__Prompt__: Every line of the material is to be quoted verbatim, minus the pictures.

+++ Data +++

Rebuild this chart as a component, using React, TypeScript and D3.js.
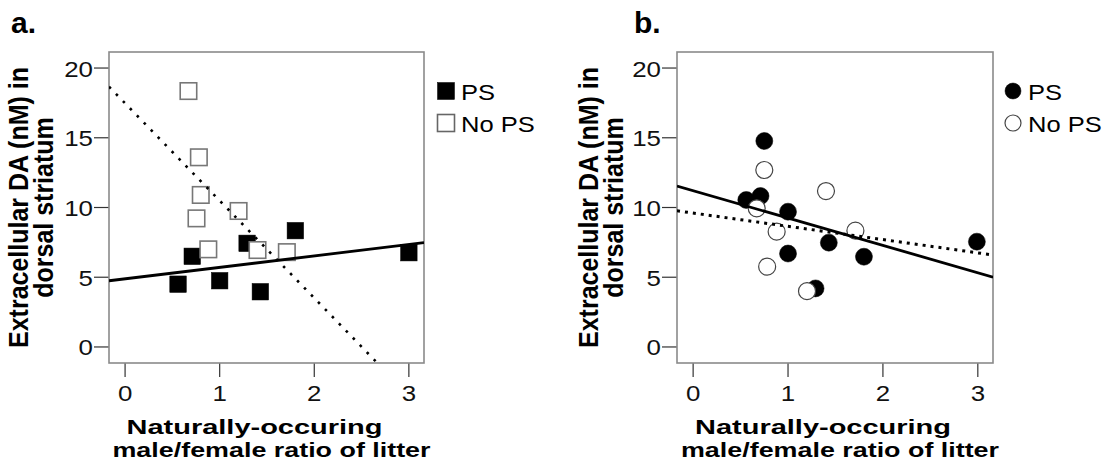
import React from "react";
import * as d3 from "d3";

// ---- Data ----
const psA_x = [0.56, 0.71, 1.0, 1.29, 1.43, 1.8, 3.0];
const psA_y = [4.5, 6.5, 4.75, 7.43, 3.96, 8.34, 6.76];
const noA_x = [0.67, 0.78, 0.8, 0.755, 0.88, 1.2, 1.4, 1.71];
const noA_y = [18.35, 13.6, 10.9, 9.22, 7.0, 9.75, 6.95, 6.8];

const psB_x = [0.75, 0.56, 0.71, 1.0, 1.0, 1.29, 1.43, 1.8, 2.99];
const psB_y = [14.77, 10.54, 10.82, 9.7, 6.7, 4.2, 7.48, 6.47, 7.55];
const noB_x = [0.75, 1.4, 0.67, 0.88, 0.78, 1.2, 1.71];
const noB_y = [12.69, 11.18, 9.94, 8.27, 5.76, 4.0, 8.34];

const xTicks = [0, 1, 2, 3];
const yTicks = [0, 5, 10, 15, 20];
const xDomain: [number, number] = [-0.17, 3.16];
const yDomain: [number, number] = [-1.15, 21.15];
const seriesNames = ["PS", "No PS"];
const yTitle = ["Extracellular DA (nM) in", "dorsal striatum"];
const xTitle = ["Naturally-occuring", "male/female ratio of litter"];
const panelLabels = ["a.", "b."];

const FONT = "'Liberation Sans', Arial, Helvetica, sans-serif";

function fit(xs: number[], ys: number[]) {
  const mx = d3.mean(xs)!;
  const my = d3.mean(ys)!;
  let sxy = 0, sxx = 0;
  xs.forEach((x, i) => {
    sxy += (x - mx) * (ys[i] - my);
    sxx += (x - mx) * (x - mx);
  });
  const b = sxy / sxx;
  return { a: my - b * mx, b };
}

type PanelProps = {
  id: string;
  left: number;
  right: number;
  shape: "square" | "circle";
  psX: number[];
  psY: number[];
  noX: number[];
  noY: number[];
  label: string;
  labelX: number;
  yTitleX: [number, number];
  legendX: number;
  openStroke: string;
  dotDash: string;
  dotWidth: number;
};

function Marker({ shape, cx, cy, filled, size, stroke }: any) {
  if (shape === "square") {
    return (
      <rect
        x={cx - size / 2}
        y={cy - size / 2}
        width={size}
        height={size}
        fill={filled ? "#000" : "#fff"}
        stroke={filled ? "#000" : stroke}
        strokeWidth={filled ? 0.5 : 1.6}
      />
    );
  }
  return (
    <circle
      cx={cx}
      cy={cy}
      r={size / 2}
      fill={filled ? "#000" : "#fff"}
      stroke={filled ? "#000" : stroke}
      strokeWidth={filled ? 0.5 : 1.2}
    />
  );
}

function Panel(p: PanelProps) {
  const top = 52;
  const bottom = 363;
  const x = d3.scaleLinear().domain(xDomain).range([p.left, p.right]);
  const y = d3.scaleLinear().domain(yDomain).range([bottom, top]);
  const fPS = fit(p.psX, p.psY);
  const fNo = fit(p.noX, p.noY);
  const fitPath = (f: { a: number; b: number }) =>
    d3.line<number>().x((d) => x(d)).y((d) => y(f.a + f.b * d))(xDomain as number[]) || "";
  const cx = (p.left + p.right) / 2;
  const cy = (top + bottom) / 2;
  const size = p.shape === "square" ? 16.5 : 17;
  return (
    <g>
      <defs>
        <clipPath id={p.id}>
          <rect x={p.left} y={top} width={p.right - p.left} height={bottom - top} />
        </clipPath>
      </defs>
      {/* panel label */}
      <text x={p.labelX} y={33} fontFamily={FONT} fontWeight="bold" fontSize={30} fill="#000">
        {p.label}
      </text>
      {/* y axis title */}
      {yTitle.map((t, i) => (
        <text
          key={t}
          transform={`translate(${p.yTitleX[i]},${cy}) rotate(-90) scale(1,1.1)`}
          textAnchor="middle"
          fontFamily={FONT}
          fontWeight="bold"
          fontSize={25}
          fill="#000"
        >
          {t}
        </text>
      ))}
      {/* x axis title */}
      {xTitle.map((t, i) => (
        <text
          key={t}
          transform={`translate(${cx + (i === 0 ? -12 : 5)},${i === 0 ? 434 : 457}) scale(${i === 0 ? 1.38 : 1.28},1)`}
          textAnchor="middle"
          fontFamily={FONT}
          fontWeight="bold"
          fontSize={21}
          fill="#000"
        >
          {t}
        </text>
      ))}
      {/* ticks */}
      {yTicks.map((t) => (
        <g key={"y" + t}>
          <line x1={p.left - 15} x2={p.left} y1={y(t)} y2={y(t)} stroke="#333" strokeWidth={1.2} />
          <text
            transform={`translate(${p.left - 16},${y(t) + 8.5}) scale(1.15,1)`}
            textAnchor="end"
            fontFamily={FONT}
            fontSize={22.5}
            fill="#111"
          >
            {t}
          </text>
        </g>
      ))}
      {xTicks.map((t) => (
        <g key={"x" + t}>
          <line x1={x(t)} x2={x(t)} y1={bottom} y2={bottom + 14} stroke="#333" strokeWidth={1.2} />
          <text
            transform={`translate(${x(t)},401) scale(1.15,1)`}
            textAnchor="middle"
            fontFamily={FONT}
            fontSize={22.5}
            fill="#111"
          >
            {t}
          </text>
        </g>
      ))}
      {/* frame */}
      <rect
        x={p.left}
        y={top}
        width={p.right - p.left}
        height={bottom - top}
        fill="none"
        stroke="#8a8a8a"
        strokeWidth={1.6}
      />
      {/* points */}
      <g clipPath={`url(#${p.id})`}>
        {p.psX.map((v, i) => (
          <Marker key={"ps" + i} shape={p.shape} cx={x(v)} cy={y(p.psY[i])} filled size={size} />
        ))}
        {p.noX.map((v, i) => (
          <Marker
            key={"no" + i}
            shape={p.shape}
            cx={x(v)}
            cy={y(p.noY[i])}
            filled={false}
            size={size}
            stroke={p.openStroke}
          />
        ))}
        <path d={fitPath(fPS)} fill="none" stroke="#000" strokeWidth={2.8} />
        <path
          d={fitPath(fNo)}
          fill="none"
          stroke="#000"
          strokeWidth={p.dotWidth}
          strokeDasharray={p.dotDash}
        />
      </g>
      {/* legend */}
      {seriesNames.map((n, i) => (
        <g key={n}>
          <Marker
            shape={p.shape}
            cx={p.legendX}
            cy={i === 0 ? 91 : 123}
            filled={i === 0}
            size={p.shape === "square" ? 17 : 16}
            stroke={p.shape === "square" ? "#666" : "#444"}
          />
          <text
            transform={`translate(${p.legendX + 15},${i === 0 ? 100 : 132}) scale(1.16,1)`}
            fontFamily={FONT}
            fontSize={22}
            fill="#000"
          >
            {n}
          </text>
        </g>
      ))}
    </g>
  );
}

export default function App() {
  return (
    <svg
      width={1104}
      height={461}
      style={{ position: "absolute", left: 0, top: 0, background: "#fff" }}
    >
      <rect x={0} y={0} width={1104} height={461} fill="#fff" />
      <Panel
        id="clipA"
        left={109}
        right={424}
        shape="square"
        psX={psA_x}
        psY={psA_y}
        noX={noA_x}
        noY={noA_y}
        label={panelLabels[0]}
        labelX={11}
        yTitleX={[28, 53]}
        legendX={446}
        openStroke="#777"
        dotDash="2.6 7.4"
        dotWidth={2.6}
      />
      <Panel
        id="clipB"
        left={677}
        right={993}
        shape="circle"
        psX={psB_x}
        psY={psB_y}
        noX={noB_x}
        noY={noB_y}
        label={panelLabels[1]}
        labelX={634}
        yTitleX={[598, 623]}
        legendX={1013}
        openStroke="#444"
        dotDash="3 5"
        dotWidth={3}
      />
    </svg>
  );
}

+++

__Complete response__:
Rebuild this chart as a component, using React, TypeScript and D3.js.
import React from "react";
import * as d3 from "d3";

// ---- Data ----
const psA_x = [0.56, 0.71, 1.0, 1.29, 1.43, 1.8, 3.0];
const psA_y = [4.5, 6.5, 4.75, 7.43, 3.96, 8.34, 6.76];
const noA_x = [0.67, 0.78, 0.8, 0.755, 0.88, 1.2, 1.4, 1.71];
const noA_y = [18.35, 13.6, 10.9, 9.22, 7.0, 9.75, 6.95, 6.8];

const psB_x = [0.75, 0.56, 0.71, 1.0, 1.0, 1.29, 1.43, 1.8, 2.99];
const psB_y = [14.77, 10.54, 10.82, 9.7, 6.7, 4.2, 7.48, 6.47, 7.55];
const noB_x = [0.75, 1.4, 0.67, 0.88, 0.78, 1.2, 1.71];
const noB_y = [12.69, 11.18, 9.94, 8.27, 5.76, 4.0, 8.34];

const xTicks = [0, 1, 2, 3];
const yTicks = [0, 5, 10, 15, 20];
const xDomain: [number, number] = [-0.17, 3.16];
const yDomain: [number, number] = [-1.15, 21.15];
const seriesNames = ["PS", "No PS"];
const yTitle = ["Extracellular DA (nM) in", "dorsal striatum"];
const xTitle = ["Naturally-occuring", "male/female ratio of litter"];
const panelLabels = ["a.", "b."];

const FONT = "'Liberation Sans', Arial, Helvetica, sans-serif";

function fit(xs: number[], ys: number[]) {
  const mx = d3.mean(xs)!;
  const my = d3.mean(ys)!;
  let sxy = 0, sxx = 0;
  xs.forEach((x, i) => {
    sxy += (x - mx) * (ys[i] - my);
    sxx += (x - mx) * (x - mx);
  });
  const b = sxy / sxx;
  return { a: my - b * mx, b };
}

type PanelProps = {
  id: string;
  left: number;
  right: number;
  shape: "square" | "circle";
  psX: number[];
  psY: number[];
  noX: number[];
  noY: number[];
  label: string;
  labelX: number;
  yTitleX: [number, number];
  legendX: number;
  openStroke: string;
  dotDash: string;
  dotWidth: number;
};

function Marker({ shape, cx, cy, filled, size, stroke }: any) {
  if (shape === "square") {
    return (
      <rect
        x={cx - size / 2}
        y={cy - size / 2}
        width={size}
        height={size}
        fill={filled ? "#000" : "#fff"}
        stroke={filled ? "#000" : stroke}
        strokeWidth={filled ? 0.5 : 1.6}
      />
    );
  }
  return (
    <circle
      cx={cx}
      cy={cy}
      r={size / 2}
      fill={filled ? "#000" : "#fff"}
      stroke={filled ? "#000" : stroke}
      strokeWidth={filled ? 0.5 : 1.2}
    />
  );
}

function Panel(p: PanelProps) {
  const top = 52;
  const bottom = 363;
  const x = d3.scaleLinear().domain(xDomain).range([p.left, p.right]);
  const y = d3.scaleLinear().domain(yDomain).range([bottom, top]);
  const fPS = fit(p.psX, p.psY);
  const fNo = fit(p.noX, p.noY);
  const fitPath = (f: { a: number; b: number }) =>
    d3.line<number>().x((d) => x(d)).y((d) => y(f.a + f.b * d))(xDomain as number[]) || "";
  const cx = (p.left + p.right) / 2;
  const cy = (top + bottom) / 2;
  const size = p.shape === "square" ? 16.5 : 17;
  return (
    <g>
      <defs>
        <clipPath id={p.id}>
          <rect x={p.left} y={top} width={p.right - p.left} height={bottom - top} />
        </clipPath>
      </defs>
      {/* panel label */}
      <text x={p.labelX} y={33} fontFamily={FONT} fontWeight="bold" fontSize={30} fill="#000">
        {p.label}
      </text>
      {/* y axis title */}
      {yTitle.map((t, i) => (
        <text
          key={t}
          transform={`translate(${p.yTitleX[i]},${cy}) rotate(-90) scale(1,1.1)`}
          textAnchor="middle"
          fontFamily={FONT}
          fontWeight="bold"
          fontSize={25}
          fill="#000"
        >
          {t}
        </text>
      ))}
      {/* x axis title */}
      {xTitle.map((t, i) => (
        <text
          key={t}
          transform={`translate(${cx + (i === 0 ? -12 : 5)},${i === 0 ? 434 : 457}) scale(${i === 0 ? 1.38 : 1.28},1)`}
          textAnchor="middle"
          fontFamily={FONT}
          fontWeight="bold"
          fontSize={21}
          fill="#000"
        >
          {t}
        </text>
      ))}
      {/* ticks */}
      {yTicks.map((t) => (
        <g key={"y" + t}>
          <line x1={p.left - 15} x2={p.left} y1={y(t)} y2={y(t)} stroke="#333" strokeWidth={1.2} />
          <text
            transform={`translate(${p.left - 16},${y(t) + 8.5}) scale(1.15,1)`}
            textAnchor="end"
            fontFamily={FONT}
            fontSize={22.5}
            fill="#111"
          >
            {t}
          </text>
        </g>
      ))}
      {xTicks.map((t) => (
        <g key={"x" + t}>
          <line x1={x(t)} x2={x(t)} y1={bottom} y2={bottom + 14} stroke="#333" strokeWidth={1.2} />
          <text
            transform={`translate(${x(t)},401) scale(1.15,1)`}
            textAnchor="middle"
            fontFamily={FONT}
            fontSize={22.5}
            fill="#111"
          >
            {t}
          </text>
        </g>
      ))}
      {/* frame */}
      <rect
        x={p.left}
        y={top}
        width={p.right - p.left}
        height={bottom - top}
        fill="none"
        stroke="#8a8a8a"
        strokeWidth={1.6}
      />
      {/* points */}
      <g clipPath={`url(#${p.id})`}>
        {p.psX.map((v, i) => (
          <Marker key={"ps" + i} shape={p.shape} cx={x(v)} cy={y(p.psY[i])} filled size={size} />
        ))}
        {p.noX.map((v, i) => (
          <Marker
            key={"no" + i}
            shape={p.shape}
            cx={x(v)}
            cy={y(p.noY[i])}
            filled={false}
            size={size}
            stroke={p.openStroke}
          />
        ))}
        <path d={fitPath(fPS)} fill="none" stroke="#000" strokeWidth={2.8} />
        <path
          d={fitPath(fNo)}
          fill="none"
          stroke="#000"
          strokeWidth={p.dotWidth}
          strokeDasharray={p.dotDash}
        />
      </g>
      {/* legend */}
      {seriesNames.map((n, i) => (
        <g key={n}>
          <Marker
            shape={p.shape}
            cx={p.legendX}
            cy={i === 0 ? 91 : 123}
            filled={i === 0}
            size={p.shape === "square" ? 17 : 16}
            stroke={p.shape === "square" ? "#666" : "#444"}
          />
          <text
            transform={`translate(${p.legendX + 15},${i === 0 ? 100 : 132}) scale(1.16,1)`}
            fontFamily={FONT}
            fontSize={22}
            fill="#000"
          >
            {n}
          </text>
        </g>
      ))}
    </g>
  );
}

export default function App() {
  return (
    <svg
      width={1104}
      height={461}
      style={{ position: "absolute", left: 0, top: 0, background: "#fff" }}
    >
      <rect x={0} y={0} width={1104} height={461} fill="#fff" />
      <Panel
        id="clipA"
        left={109}
        right={424}
        shape="square"
        psX={psA_x}
        psY={psA_y}
        noX={noA_x}
        noY={noA_y}
        label={panelLabels[0]}
        labelX={11}
        yTitleX={[28, 53]}
        legendX={446}
        openStroke="#777"
        dotDash="2.6 7.4"
        dotWidth={2.6}
      />
      <Panel
        id="clipB"
        left={677}
        right={993}
        shape="circle"
        psX={psB_x}
        psY={psB_y}
        noX={noB_x}
        noY={noB_y}
        label={panelLabels[1]}
        labelX={634}
        yTitleX={[598, 623]}
        legendX={1013}
        openStroke="#444"
        dotDash="3 5"
        dotWidth={3}
      />
    </svg>
  );
}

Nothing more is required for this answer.